Quote all lines below exactly. Images stay out.

══ Dataset content ══

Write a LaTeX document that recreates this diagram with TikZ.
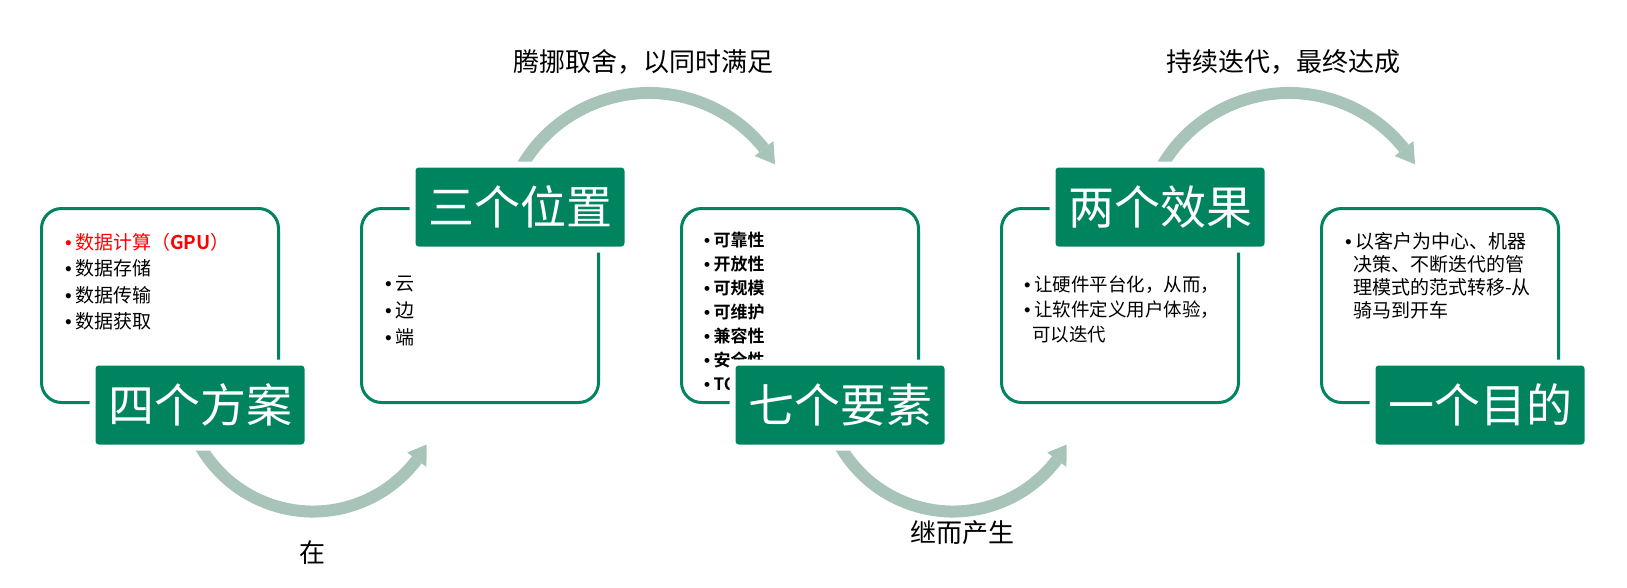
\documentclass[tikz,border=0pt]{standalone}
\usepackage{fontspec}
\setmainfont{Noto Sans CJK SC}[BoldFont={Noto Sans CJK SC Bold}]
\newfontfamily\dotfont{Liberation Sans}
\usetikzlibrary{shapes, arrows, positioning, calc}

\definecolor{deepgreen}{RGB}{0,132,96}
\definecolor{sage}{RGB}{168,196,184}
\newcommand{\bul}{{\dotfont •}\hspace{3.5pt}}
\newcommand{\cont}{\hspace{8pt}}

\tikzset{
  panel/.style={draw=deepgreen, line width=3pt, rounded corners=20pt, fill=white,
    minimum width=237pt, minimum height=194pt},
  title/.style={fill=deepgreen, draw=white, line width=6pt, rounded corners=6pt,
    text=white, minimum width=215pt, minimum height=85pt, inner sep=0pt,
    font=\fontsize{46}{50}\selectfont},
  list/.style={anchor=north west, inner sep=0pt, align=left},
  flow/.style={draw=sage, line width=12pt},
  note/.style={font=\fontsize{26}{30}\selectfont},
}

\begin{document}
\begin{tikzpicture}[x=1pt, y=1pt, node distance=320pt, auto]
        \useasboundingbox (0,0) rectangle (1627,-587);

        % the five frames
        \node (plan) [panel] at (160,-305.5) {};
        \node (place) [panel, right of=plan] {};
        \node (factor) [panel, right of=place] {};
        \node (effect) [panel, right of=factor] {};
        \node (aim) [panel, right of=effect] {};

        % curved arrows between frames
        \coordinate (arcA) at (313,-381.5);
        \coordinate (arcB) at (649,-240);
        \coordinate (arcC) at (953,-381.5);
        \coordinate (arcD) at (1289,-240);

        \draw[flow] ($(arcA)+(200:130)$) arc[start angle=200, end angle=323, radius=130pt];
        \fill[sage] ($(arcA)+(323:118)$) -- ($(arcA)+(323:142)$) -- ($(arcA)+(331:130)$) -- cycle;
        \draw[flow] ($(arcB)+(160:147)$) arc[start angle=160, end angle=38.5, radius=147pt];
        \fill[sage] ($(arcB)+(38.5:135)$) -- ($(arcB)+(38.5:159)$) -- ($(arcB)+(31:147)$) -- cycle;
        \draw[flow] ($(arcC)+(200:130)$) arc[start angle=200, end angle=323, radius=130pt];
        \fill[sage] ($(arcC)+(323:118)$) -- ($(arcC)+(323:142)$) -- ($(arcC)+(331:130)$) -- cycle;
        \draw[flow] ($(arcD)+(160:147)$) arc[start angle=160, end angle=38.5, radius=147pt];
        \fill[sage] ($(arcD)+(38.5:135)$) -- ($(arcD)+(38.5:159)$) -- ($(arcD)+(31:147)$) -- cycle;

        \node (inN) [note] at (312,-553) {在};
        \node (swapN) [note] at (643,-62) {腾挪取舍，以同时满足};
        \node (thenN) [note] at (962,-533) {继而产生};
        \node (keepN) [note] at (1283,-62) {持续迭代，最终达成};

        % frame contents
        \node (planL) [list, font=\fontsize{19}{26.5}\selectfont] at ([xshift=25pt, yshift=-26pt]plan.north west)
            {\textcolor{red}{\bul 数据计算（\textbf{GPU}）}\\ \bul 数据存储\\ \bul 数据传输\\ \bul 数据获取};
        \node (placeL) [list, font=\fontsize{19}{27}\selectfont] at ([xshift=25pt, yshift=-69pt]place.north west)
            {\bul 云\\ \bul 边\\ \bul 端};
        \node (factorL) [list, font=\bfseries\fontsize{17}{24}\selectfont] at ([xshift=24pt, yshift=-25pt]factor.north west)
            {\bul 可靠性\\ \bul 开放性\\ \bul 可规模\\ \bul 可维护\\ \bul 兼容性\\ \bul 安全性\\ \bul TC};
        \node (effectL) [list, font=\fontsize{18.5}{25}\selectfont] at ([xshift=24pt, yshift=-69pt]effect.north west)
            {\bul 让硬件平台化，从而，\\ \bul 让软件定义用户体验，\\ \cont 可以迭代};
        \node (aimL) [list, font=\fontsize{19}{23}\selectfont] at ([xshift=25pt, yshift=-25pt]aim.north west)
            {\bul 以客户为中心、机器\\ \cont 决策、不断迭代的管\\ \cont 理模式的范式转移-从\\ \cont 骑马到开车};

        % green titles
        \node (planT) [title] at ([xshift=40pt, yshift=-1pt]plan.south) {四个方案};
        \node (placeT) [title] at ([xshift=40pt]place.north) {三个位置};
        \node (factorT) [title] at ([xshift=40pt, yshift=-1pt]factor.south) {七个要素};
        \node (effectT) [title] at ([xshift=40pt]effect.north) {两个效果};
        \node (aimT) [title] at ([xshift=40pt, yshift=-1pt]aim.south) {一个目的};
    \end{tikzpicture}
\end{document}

═══

◆ Answer for the task ◆
Write a LaTeX document that recreates this diagram with TikZ.
\documentclass[tikz,border=0pt]{standalone}
\usepackage{fontspec}
\setmainfont{Noto Sans CJK SC}[BoldFont={Noto Sans CJK SC Bold}]
\newfontfamily\dotfont{Liberation Sans}
\usetikzlibrary{shapes, arrows, positioning, calc}

\definecolor{deepgreen}{RGB}{0,132,96}
\definecolor{sage}{RGB}{168,196,184}
\newcommand{\bul}{{\dotfont •}\hspace{3.5pt}}
\newcommand{\cont}{\hspace{8pt}}

\tikzset{
  panel/.style={draw=deepgreen, line width=3pt, rounded corners=20pt, fill=white,
    minimum width=237pt, minimum height=194pt},
  title/.style={fill=deepgreen, draw=white, line width=6pt, rounded corners=6pt,
    text=white, minimum width=215pt, minimum height=85pt, inner sep=0pt,
    font=\fontsize{46}{50}\selectfont},
  list/.style={anchor=north west, inner sep=0pt, align=left},
  flow/.style={draw=sage, line width=12pt},
  note/.style={font=\fontsize{26}{30}\selectfont},
}

\begin{document}
\begin{tikzpicture}[x=1pt, y=1pt, node distance=320pt, auto]
        \useasboundingbox (0,0) rectangle (1627,-587);

        % the five frames
        \node (plan) [panel] at (160,-305.5) {};
        \node (place) [panel, right of=plan] {};
        \node (factor) [panel, right of=place] {};
        \node (effect) [panel, right of=factor] {};
        \node (aim) [panel, right of=effect] {};

        % curved arrows between frames
        \coordinate (arcA) at (313,-381.5);
        \coordinate (arcB) at (649,-240);
        \coordinate (arcC) at (953,-381.5);
        \coordinate (arcD) at (1289,-240);

        \draw[flow] ($(arcA)+(200:130)$) arc[start angle=200, end angle=323, radius=130pt];
        \fill[sage] ($(arcA)+(323:118)$) -- ($(arcA)+(323:142)$) -- ($(arcA)+(331:130)$) -- cycle;
        \draw[flow] ($(arcB)+(160:147)$) arc[start angle=160, end angle=38.5, radius=147pt];
        \fill[sage] ($(arcB)+(38.5:135)$) -- ($(arcB)+(38.5:159)$) -- ($(arcB)+(31:147)$) -- cycle;
        \draw[flow] ($(arcC)+(200:130)$) arc[start angle=200, end angle=323, radius=130pt];
        \fill[sage] ($(arcC)+(323:118)$) -- ($(arcC)+(323:142)$) -- ($(arcC)+(331:130)$) -- cycle;
        \draw[flow] ($(arcD)+(160:147)$) arc[start angle=160, end angle=38.5, radius=147pt];
        \fill[sage] ($(arcD)+(38.5:135)$) -- ($(arcD)+(38.5:159)$) -- ($(arcD)+(31:147)$) -- cycle;

        \node (inN) [note] at (312,-553) {在};
        \node (swapN) [note] at (643,-62) {腾挪取舍，以同时满足};
        \node (thenN) [note] at (962,-533) {继而产生};
        \node (keepN) [note] at (1283,-62) {持续迭代，最终达成};

        % frame contents
        \node (planL) [list, font=\fontsize{19}{26.5}\selectfont] at ([xshift=25pt, yshift=-26pt]plan.north west)
            {\textcolor{red}{\bul 数据计算（\textbf{GPU}）}\\ \bul 数据存储\\ \bul 数据传输\\ \bul 数据获取};
        \node (placeL) [list, font=\fontsize{19}{27}\selectfont] at ([xshift=25pt, yshift=-69pt]place.north west)
            {\bul 云\\ \bul 边\\ \bul 端};
        \node (factorL) [list, font=\bfseries\fontsize{17}{24}\selectfont] at ([xshift=24pt, yshift=-25pt]factor.north west)
            {\bul 可靠性\\ \bul 开放性\\ \bul 可规模\\ \bul 可维护\\ \bul 兼容性\\ \bul 安全性\\ \bul TC};
        \node (effectL) [list, font=\fontsize{18.5}{25}\selectfont] at ([xshift=24pt, yshift=-69pt]effect.north west)
            {\bul 让硬件平台化，从而，\\ \bul 让软件定义用户体验，\\ \cont 可以迭代};
        \node (aimL) [list, font=\fontsize{19}{23}\selectfont] at ([xshift=25pt, yshift=-25pt]aim.north west)
            {\bul 以客户为中心、机器\\ \cont 决策、不断迭代的管\\ \cont 理模式的范式转移-从\\ \cont 骑马到开车};

        % green titles
        \node (planT) [title] at ([xshift=40pt, yshift=-1pt]plan.south) {四个方案};
        \node (placeT) [title] at ([xshift=40pt]place.north) {三个位置};
        \node (factorT) [title] at ([xshift=40pt, yshift=-1pt]factor.south) {七个要素};
        \node (effectT) [title] at ([xshift=40pt]effect.north) {两个效果};
        \node (aimT) [title] at ([xshift=40pt, yshift=-1pt]aim.south) {一个目的};
    \end{tikzpicture}
\end{document}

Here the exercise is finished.